Z perspektywy drugiej drużyny poprzedni sezon, zakończony utrzymaniem w samej końcówce rozgrywek, był łatwiejszy, szczególnie kadrowo. Pierwszy zespół nie grał w europejskich pucharach, w drugiej lidze ogrywali się zawodnicy "schodzący" z pierwszej drużyny. Teraz większa odpowiedzialność spoczywa natomiast na regularnych zawodnikach rezerw. Czy wśród nich znajdują się kolejne talenty?
– Warto obserwować Krzysztofa Bąkowskiego. W moim odczuciu to materiał na pierwszego bramkarza Lecha Poznań. Nie chcę tego za głośno mówić, bo jeszcze dużo pracy przed nimi, ale Krzysiek i Bartek Mrozek mają bardzo dużą szansę zaistnieć w pierwszej drużynie – mówił kilka miesięcy temu Krzysztof Kotorowski.
Bąkowski rozegrał w tym sezonie sześć meczów w drugiej lidze. Wejście ma niełatwe, bo puścił w nich aż siedemnaście goli, ale sama możliwość gry na szczeblu centralnym dla zawodnika urodzonego w 2003 roku to duża rzecz.
Skuteczny w rozgrywkach drugiej ligi jest Hubert Sobol. 20-letni napastnik był już wypożyczony do Warty Poznań i Odry Opole, ale tam się nie przebił. W tym sezonie w ośmiu meczach zdobył pięć bramek, ale wejścia do pierwszej drużyny na pewno nie ułatwi mu konkurencja. Przed nim do gry są Mikhael Ishak, Nika Kaczarawa, Mohammad Awwad oraz Filip Szymczak.
Ten ostatni to kolejny młody napastnik balansujący między pierwszą a drugą drużyną. Na treningi podstawowego zespołu zapraszał go już Adam Nawałka, w tym sezonie zaliczył nawet epizod w kwalifikacjach Ligi Europy, ale na regularne występy raczej nie ma co liczyć.
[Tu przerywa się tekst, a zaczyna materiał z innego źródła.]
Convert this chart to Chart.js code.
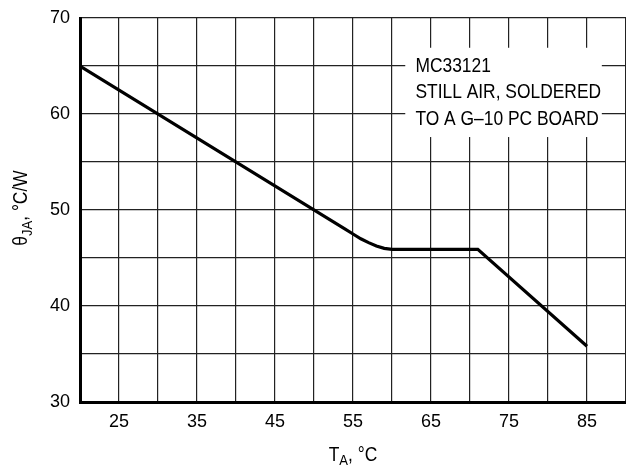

W kadrze pierwszej drużyny, chociaż na razie bez debiutu, jest Jakub Niewiadomski. Po tym, gdy do drużyny dołączył Wasyl Kraweć, jego droga do debiutu na pewno jeszcze się wydłużyła. Na razie urodzony w 2002 roku zawodnik regularnie gra w drugim zespole.
W ośmiu rozegranych meczach druga drużyna zdobyła zaledwie trzy punkty. Sporo goli strzela, bo aż czternaście, ale przede wszystkim mnóstwo, bo dwadzieścia dwa, traci. W porównaniu do ubiegłego sezonu trener Ulatowski nie może skorzystać z Pawła Tomczyka (wypożyczony do Stali Mielec), Juliusza Letniowskiego (wypożyczony do Arki Gdynia), a ostatnio też Tomasza Dejewskiego, który łata dziury w defensywie pierwszego zespołu.
Utrzymanie w drugiej lidze jest dla możliwości rozwoju młodych zawodników bardzo ważne. Jednak wąska kadra pierwszej drużyny i zaangażowanie na trzech szczeblach powoduje, iż większą odpowiedzialność poza piłkarzami urodzonymi w XXI wieku będą musieli wziąć tak doświadczeni zawodnicy, jak Grzegorz Wojtkowiak i Artur Marciniak.